President Barack Obama’s budget plan would cut $100 billion from Pell Grants and other higher education programs over a decade through belt-tightening and use the savings to keep the maximum college financial aid award at $5,550, an administration official said.
Nearly $90 billion of the projected savings would be achieved through two changes, said the official, who spoke on condition of anonymity ahead of the Feb. 14 release of Obama’s 2012 budget.
The spending plan applies to the budget year that begins Oct. 1. Congress would have to approve both changes.
The first proposal would end the “year-round Pell” policy that let students collect two grants in a calendar year, with the second grant used for summer school.
The official said the costs exceeded expectations and there was little evidence that students earn their degrees any faster.
The change would save $8 billion next year and $60 billion over a decade, the official said.
A second proposal would reduce loan subsidies for graduate and professional students. That would free $2 billion next year and save $29 billion over 10 years, according to the official.

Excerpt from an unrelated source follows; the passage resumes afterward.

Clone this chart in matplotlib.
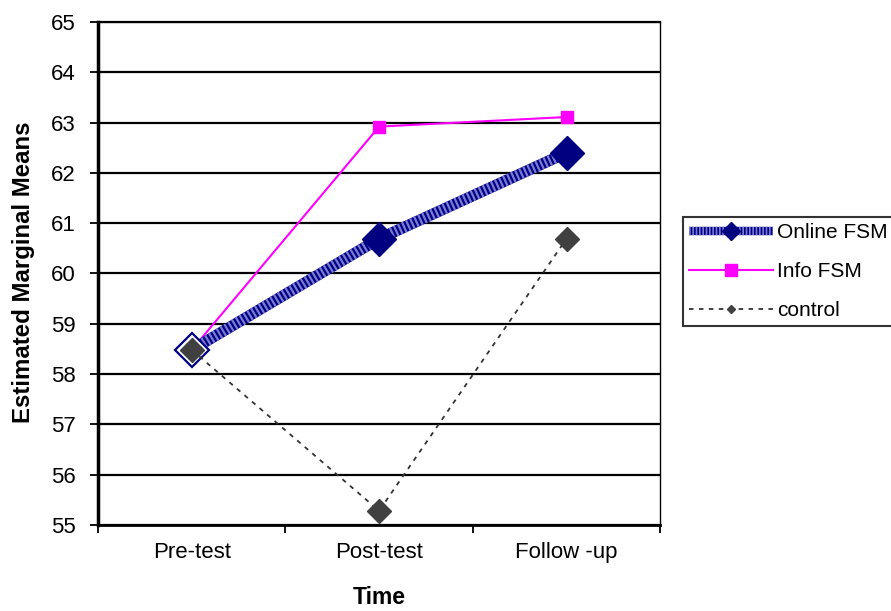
import matplotlib
matplotlib.use("Agg")
import matplotlib.pyplot as plt
from matplotlib.ticker import FixedLocator
from matplotlib.lines import Line2D
from matplotlib.legend_handler import HandlerTuple

plt.rcParams['font.family'] = ['Liberation Sans', 'DejaVu Sans']

categories = ["Pre-test", "Post-test", "Follow -up"]
online_fsm = [58.48, 60.69, 62.4]
info_fsm = [58.48, 62.92, 63.11]
control = [58.48, 55.28, 60.69]
yticks = list(range(55, 66))

fig = plt.figure(figsize=(8.91, 6.11), dpi=100)
ax = fig.add_axes([0.110, 0.141, 0.631, 0.823])

x = list(range(len(categories)))

for yv in yticks:
    ax.axhline(yv, color='black', lw=1.6, zorder=1)

NAVY = '#000080'
STRIPE = '#7a7ad6'
# Online FSM (hatched thick line)
ax.plot(x, online_fsm, color=NAVY, lw=8, solid_capstyle='butt', zorder=3)
ax.plot(x, online_fsm, color=STRIPE, lw=8, ls=(0, (0.2, 0.2)), dash_capstyle='butt', zorder=3)
ax.plot(x[1:], online_fsm[1:], ls='none', marker='D', markersize=17.5,
        markerfacecolor=NAVY, markeredgecolor=NAVY, zorder=4)
ax.plot(x[:1], online_fsm[:1], ls='none', marker='D', markersize=17,
        markerfacecolor='white', markeredgecolor=NAVY, markeredgewidth=1.6, zorder=4)
# Info FSM
ax.plot(x, info_fsm, color='#FF00FF', lw=1.5, zorder=2,
        marker='s', markersize=8.5, markerfacecolor='#FF00FF', markeredgecolor='#FF00FF')
# control
ax.plot(x, control, color='#333333', lw=1.3, ls=(0, (2.5, 3)), zorder=5,
        marker='D', markersize=12, markerfacecolor='#404040', markeredgecolor='#404040')

ax.set_xlim(-0.5, 2.5)
ax.set_ylim(55, 65)
ax.set_yticks(yticks)
ax.set_yticklabels([str(v) for v in yticks], fontsize=16)
ax.set_xticks(x)
ax.set_xticklabels(categories, fontsize=16)
ax.tick_params(axis='x', which='major', length=0, pad=12)
ax.xaxis.set_minor_locator(FixedLocator([-0.5, 0.5, 1.5, 2.5]))
ax.tick_params(axis='x', which='minor', length=6, width=1.3, direction='out')
ax.tick_params(axis='y', length=6, width=1.3, direction='out', pad=10)

ax.spines['left'].set_linewidth(2.5)
ax.spines['bottom'].set_linewidth(2)
ax.spines['right'].set_linewidth(1)
ax.spines['top'].set_linewidth(1.6)

fig.text((98 + 660) / 2 / 891, 1 - 597 / 611, 'Time', fontsize=16.5, fontweight='bold',
         ha='center', va='center')
fig.text(24 / 891, 1 - 272 / 611, 'Estimated Marginal Means', fontsize=17.3,
         fontweight='bold', ha='center', va='center', rotation=90)

h_online = (Line2D([], [], color=NAVY, lw=6, solid_capstyle='butt'),
            Line2D([], [], color=STRIPE, lw=6, ls=(0, (0.2, 0.2)), dash_capstyle='butt',
                   marker='D', markersize=9, markerfacecolor=NAVY, markeredgecolor=NAVY))
h_info = Line2D([], [], color='#FF00FF', lw=1.5, marker='s', markersize=8,
                markerfacecolor='#FF00FF', markeredgecolor='#FF00FF')
h_ctrl = Line2D([], [], color='#333333', lw=1.3, ls=(0, (2.5, 3)), marker='D', markersize=4.5,
                markerfacecolor='#404040', markeredgecolor='#404040')
leg = fig.legend([h_online, h_info, h_ctrl], ['Online FSM', 'Info FSM', 'control'],
                 handler_map={tuple: HandlerTuple(ndivide=1)},
                 loc='upper left', bbox_to_anchor=(683/891, 1 - 217/611),
                 fontsize=15, frameon=True, fancybox=False, handlelength=4.0,
                 borderpad=0.3, labelspacing=0.95, handletextpad=0.22, borderaxespad=0)
leg.get_frame().set_edgecolor('black')
leg.get_frame().set_linewidth(1.5)

fig.savefig('out.png', dpi=100)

Education organizations expressed concern about the Pell Grant reduction proposal just hours after it was released to the public.
Molly Corbett Broad, president of the American Council on Education (ACE) said the Obama administration’s Pell Grant adjustments should be seen as a long-term effort to shore up the Pell Grant program’s “financial underpinning.”
Corbett Broad said the plan to cut Pell Grant funding would be met with skepticism by many in higher education. She added that ACE would “support the overall objective of ensuring a viable array of student aid programs anchored by the indispensable Pell Grant program.”